**GIVEN EXERCISE**:
Retype nothing but the lines from the start of the material up to and including the line with "import seaborn as sns". Pictures don't belong in the copy.

**DATA BLOCK**:
====

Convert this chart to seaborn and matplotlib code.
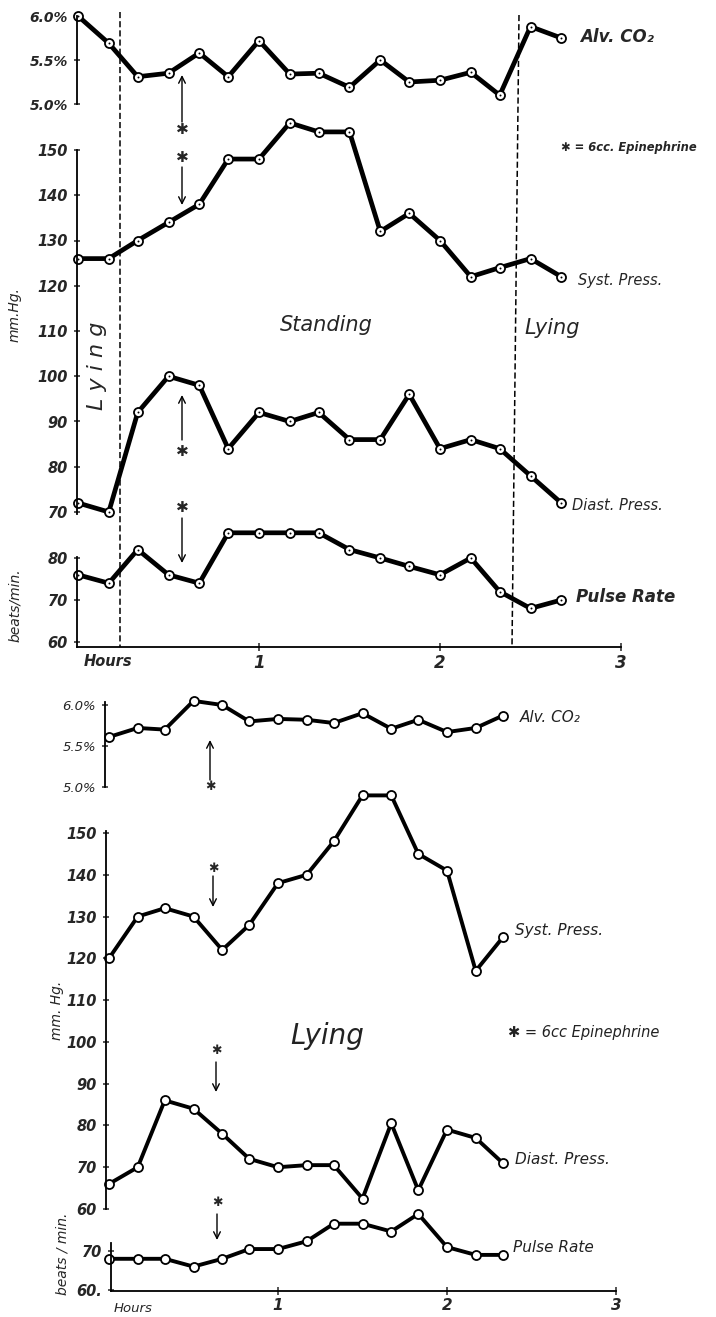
import matplotlib
matplotlib.use("Agg")
import matplotlib.pyplot as plt
import seaborn as sns

# ---------------- data: upper experiment (standing) ----------------
top_hours = [0.0, 0.17, 0.33, 0.50, 0.67, 0.83, 1.00, 1.17, 1.33, 1.50, 1.67, 1.83, 2.00, 2.17, 2.33, 2.50, 2.67]
top_co2 = [6.00, 5.69, 5.31, 5.35, 5.58, 5.31, 5.72, 5.34, 5.35, 5.19, 5.50, 5.25, 5.27, 5.36, 5.10, 5.88, 5.75]
top_syst = [126, 126, 130, 134, 138, 148, 148, 156, 154, 154, 132, 136, 130, 122, 124, 126, 122]
top_diast = [72, 70, 92, 100, 98, 84, 92, 90, 92, 86, 86, 96, 84, 86, 84, 78, 72]
top_pulse = [76, 74, 82, 76, 74, 86, 86, 86, 86, 82, 80, 78, 76, 80, 72, 68, 70]

# ---------------- data: lower experiment (lying) ----------------
bot_hours = [0.0, 0.17, 0.33, 0.50, 0.67, 0.83, 1.00, 1.17, 1.33, 1.50, 1.67, 1.83, 2.00, 2.17, 2.33]
bot_co2 = [5.61, 5.72, 5.70, 6.05, 6.00, 5.80, 5.83, 5.82, 5.78, 5.90, 5.71, 5.82, 5.67, 5.72, 5.87]
bot_syst = [120, 130, 132, 130, 122, 128, 138, 140, 148, 159, 159, 145, 141, 117, 125]
bot_diast = [66, 70, 86, 84, 78, 72, 70, 70.5, 70.5, 62.5, 80.5, 64.5, 79, 77, 71]
bot_pulse = [68, 68, 68, 66, 68, 70.5, 70.5, 72.5, 77, 77, 75, 79.5, 71, 69, 69]

hour_ticks = [1, 2, 3]
hour_labels = ["1", "2", "3"]
co2_ticks = [5.0, 5.5, 6.0]
co2_labels = ["5.0%", "5.5%", "6.0%"]
top_mm_ticks = [70, 80, 90, 100, 110, 120, 130, 140, 150]
bot_mm_ticks = [60, 70, 80, 90, 100, 110, 120, 130, 140, 150]
top_pulse_ticks = [60, 70, 80]
bot_pulse_ticks = [60, 70]
bot_pulse_labels = ["60.", "70"]

sns.set_style("white")
plt.rcParams["font.family"] = ["DejaVu Sans"]
plt.rcParams["font.style"] = "italic"

W, H = 716, 1317
fig = plt.figure(figsize=(W / 100, H / 100), dpi=100)


def make_ax(ptop, pbot, x0, k, ref_a, ref_b):
    ax = fig.add_axes([0, 1 - pbot / H, 1, (pbot - ptop) / H])
    ax.patch.set_alpha(0)
    (va, ya), (vb, yb) = ref_a, ref_b
    slope = (vb - va) / (yb - ya)
    val = lambda y: va + (y - ya) * slope
    return ax, ((0 - x0) / k, (W - x0) / k), (val(pbot), val(ptop)), val


def style_ax(ax, xlim, ylim, spine_x, bounds, ticks, labels, fs, weight="bold", xaxis=None):
    ax.set_xlim(*xlim)
    ax.set_ylim(*ylim)
    for s in ["top", "right"]:
        ax.spines[s].set_visible(False)
    ax.spines["left"].set_position(("data", spine_x))
    ax.spines["left"].set_bounds(*bounds)
    ax.spines["left"].set_linewidth(1.3)
    ax.spines["left"].set_color("k")
    ax.set_yticks(ticks)
    ax.set_yticklabels(labels, fontsize=fs, fontweight=weight)
    ax.tick_params(axis="y", direction="inout", length=5, width=1.1, pad=4, left=True)
    ax.set_xlabel("")
    ax.set_ylabel("")
    if xaxis is None:
        ax.spines["bottom"].set_visible(False)
        ax.set_xticks([])
    else:
        lo, hi, fsx = xaxis
        ax.spines["bottom"].set_bounds(lo, hi)
        ax.spines["bottom"].set_linewidth(1.3)
        ax.spines["bottom"].set_color("k")
        ax.set_xticks(hour_ticks)
        ax.set_xticklabels(hour_labels, fontsize=fsx, fontweight="bold")
        ax.tick_params(axis="x", direction="inout", length=6, width=1.1, pad=2, bottom=True)


def draw(ax, x, y, lw, dots):
    sns.lineplot(x=x, y=y, ax=ax, color="k", linewidth=lw, marker="o", markersize=6.5,
                 markerfacecolor="white", markeredgecolor="k", markeredgewidth=1.3,
                 legend=False, sort=False)
    if dots:
        sns.scatterplot(x=x, y=y, ax=ax, s=2, color="k", linewidth=0, zorder=5, legend=False)


# ---------------- upper panel ----------------
X0T, KT = 78, 181
sxT = (77 - X0T) / KT
ax, xl, yl, _ = make_ax(0, 647, X0T, KT, (6.0, 16), (5.0, 104))
draw(ax, top_hours, top_co2, 3.4, True)
style_ax(ax, xl, yl, sxT, (5.0, 6.0), co2_ticks, co2_labels, 10)

ax, xl, yl, _ = make_ax(0, 647, X0T, KT, (150, 150), (70, 512))
draw(ax, top_hours, top_syst, 3.4, True)
draw(ax, top_hours, top_diast, 3.4, True)
style_ax(ax, xl, yl, sxT, (69.5, 150), top_mm_ticks, [str(t) for t in top_mm_ticks], 10.5)

ax, xl, yl, val = make_ax(0, 647, X0T, KT, (80, 558), (60, 642))
draw(ax, top_hours, top_pulse, 3.4, True)
style_ax(ax, xl, yl, sxT, (val(647), val(557)), top_pulse_ticks,
         [str(t) for t in top_pulse_ticks], 10.5, xaxis=(sxT, 3.0, 12))

# ---------------- lower panel ----------------
X0B, KB = 109, 169
ax, xl, yl, val = make_ax(680, 1291, X0B, KB, (6.0, 705), (5.0, 787))
draw(ax, bot_hours, bot_co2, 2.8, False)
style_ax(ax, xl, yl, (105 - X0B) / KB, (5.0, val(702)), co2_ticks, co2_labels, 9.5, weight="normal")

ax, xl, yl, _ = make_ax(680, 1291, X0B, KB, (150, 833), (60, 1209))
draw(ax, bot_hours, bot_syst, 2.8, False)
draw(ax, bot_hours, bot_diast, 2.8, False)
style_ax(ax, xl, yl, (106 - X0B) / KB, (60, 150.5), bot_mm_ticks, [str(t) for t in bot_mm_ticks], 10.5)

ax, xl, yl, val = make_ax(680, 1291, X0B, KB, (70, 1251), (60, 1290))
draw(ax, bot_hours, bot_pulse, 2.8, False)
spx = (111 - X0B) / KB
style_ax(ax, xl, yl, spx, (val(1291), val(1243)), bot_pulse_ticks, bot_pulse_labels, 10.5,
         xaxis=(spx, 3.0, 11))

# ---------------- overlay annotations (pixel coordinates) ----------------
ov = fig.add_axes([0, 0, 1, 1])
ov.set_xlim(0, W)
ov.set_ylim(H, 0)
ov.axis("off")
ov.patch.set_alpha(0)

# dashed posture-change lines (upper panel)
ov.plot([120, 120], [12, 647], color="k", lw=1.1, ls=(0, (4, 2)))
ov.plot([519, 512], [15, 647], color="k", lw=1.1, ls=(0, (4, 2)))


def arrow(x, y_tail, y_head):
    ov.annotate("", xy=(x, y_head), xytext=(x, y_tail),
                arrowprops=dict(arrowstyle="->", lw=1.0, color="k", shrinkA=0, shrinkB=0,
                                mutation_scale=12))


def star(x, y, fs=11):
    ov.text(x, y, "✱", ha="center", va="center", fontsize=fs, fontstyle="normal")


# upper panel epinephrine marks
arrow(182, 122, 75); star(182, 130); star(182, 157); arrow(182, 167, 205)
arrow(182, 440, 395); star(182, 452); star(182, 508); arrow(182, 518, 563)
# lower panel epinephrine marks
arrow(210, 780, 740); star(210, 787, 9)
star(213, 868, 9); arrow(213, 876, 907)
star(216, 1050, 9); arrow(216, 1062, 1092)
star(217, 1202, 9); arrow(217, 1214, 1240)

# series labels upper
ov.text(580, 37, "Alv. CO₂", fontsize=12, fontweight="bold", va="center")
ov.text(561, 148, "✱ = 6cc. Epinephrine", fontsize=8.3, fontweight="bold", va="center")
ov.text(578, 280, "Syst. Press.", fontsize=10.5, va="center")
ov.text(572, 505, "Diast. Press.", fontsize=10.5, va="center")
ov.text(576, 597, "Pulse Rate", fontsize=12, fontweight="bold", va="center")
ov.text(280, 325, "Standing", fontsize=15, va="center")
ov.text(524, 328, "Lying", fontsize=15, va="center")
ov.text(97, 366, "L y i n g", fontsize=16, rotation=90, ha="center", va="center")
ov.text(15, 315, "mm.Hg.", fontsize=10, rotation=90, ha="center", va="center")
ov.text(15, 605, "beats/min.", fontsize=10, rotation=90, ha="center", va="center")
ov.text(84, 661, "Hours", fontsize=10.5, fontweight="bold", va="center")

# series labels lower
ov.text(520, 717, "Alv. CO₂", fontsize=11, va="center", color="#222222")
ov.text(515, 930, "Syst. Press.", fontsize=11, va="center", color="#222222")
ov.text(290, 1036, "Lying", fontsize=20, va="center", fontweight="light", color="#222222")
ov.text(508, 1033, "✱ = 6cc Epinephrine", fontsize=10.5, va="center", color="#222222")
ov.text(57, 1010, "mm. Hg.", fontsize=10, rotation=90, ha="center", va="center")
ov.text(515, 1160, "Diast. Press.", fontsize=11, va="center", color="#222222")
ov.text(513, 1247, "Pulse Rate", fontsize=11, va="center", color="#222222")
ov.text(63, 1254, "beats / min.", fontsize=10, rotation=90, ha="center", va="center")
ov.text(114, 1309, "Hours", fontsize=9.5, va="center")

fig.savefig("out.png", dpi=100, facecolor="white")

====

**EXPECTED ANSWER**:
Convert this chart to seaborn and matplotlib code.
import matplotlib
matplotlib.use("Agg")
import matplotlib.pyplot as plt
import seaborn as sns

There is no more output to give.